当事者が「こうなったのは仕方がない」「私が悪いんじゃない」と開き直れば、苦しみは続き、負の連鎖も続きます。そんな風にして世の中がどんどん悪くなってゆくさまを、親鸞は目の当たりにしていました。

 

 人を裁くべき権力者階級の宮廷内部は、当時倫理観など無いに等しく、グチャグチャのドロドロ。新しく始まった武家社会では、貴族社会より更に、肉親を殺すことを躊躇しない風潮がありました。

 

親鸞聖人の浄土真宗は、そんな時代に生まれたのです。

 

僕は浄土真宗の信徒じゃないし、親鸞聖人の行状を詳しく知っているわけじゃありません。だから、ただの想像なんだけれど、…


親鸞聖人は、肉親を殺す大罪を犯した者に出会ったとき、説教めいたことは何も言わず、ただ黙って、その人の告白に耳を傾けていただけ、なんじゃないかと思うんですよ。

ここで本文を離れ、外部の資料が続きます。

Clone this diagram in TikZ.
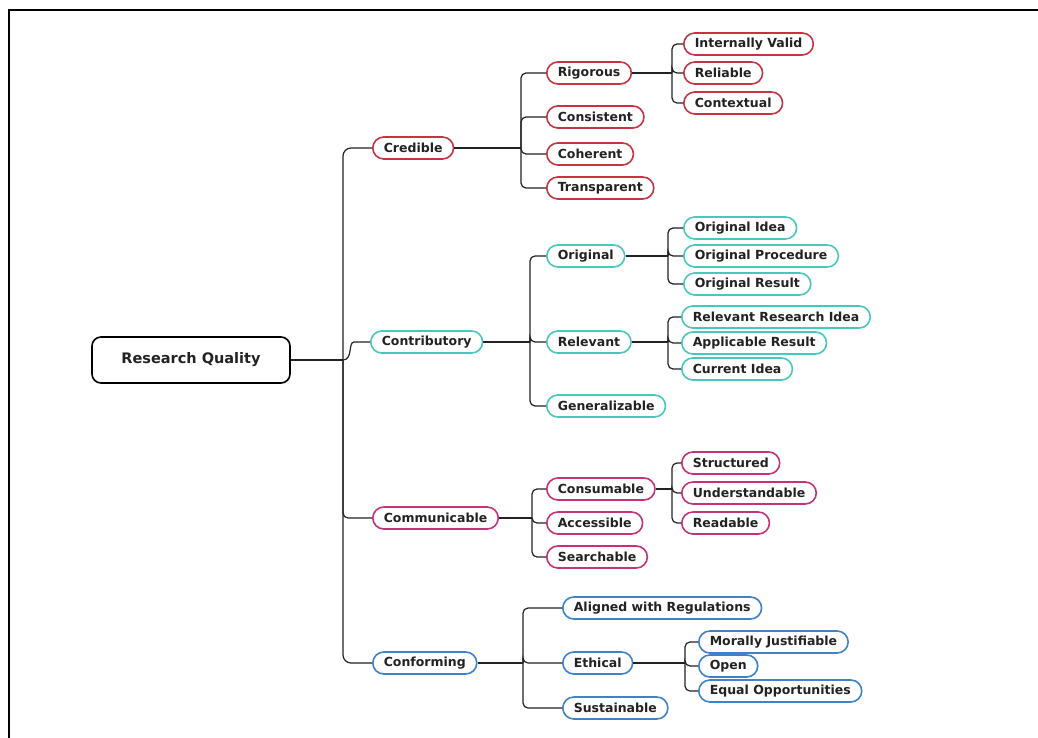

罪人の告白を黙って聞いているうちに、その罪人の心の深い部分から、罪を悔いる気持ちが自然に浮き上がってくる。その気持ちが浮き上がってきたときに、


「善人なおもって往生をとぐ、いわんや悪人をや」


という言葉をかけたのではないかと。

 

そうでなければ、この言葉の深い意味が、理解できません。

 

そして、親鸞聖人自身に「俺こそが罪人である」という自覚がなければ、罪人の告白をただひたすら聞く、という行為は出来ないんじゃないかと思うのです。


⭐️⭐️⭐️⭐️

 

アジャセという大罪人の生涯は、二千年後の日本の僧侶に大きな影響を与え、大きな教えを生み出し、今の時代に同じ苦しみを持つ人たちにとって、救いの道しるべにもなっている。

 

不思議なことだなぁ、と思いますね。

罪人にだってちゃんと存在する意味があるんです。

 

では、また。

 

いつもお読みくださり、ありがとうございます。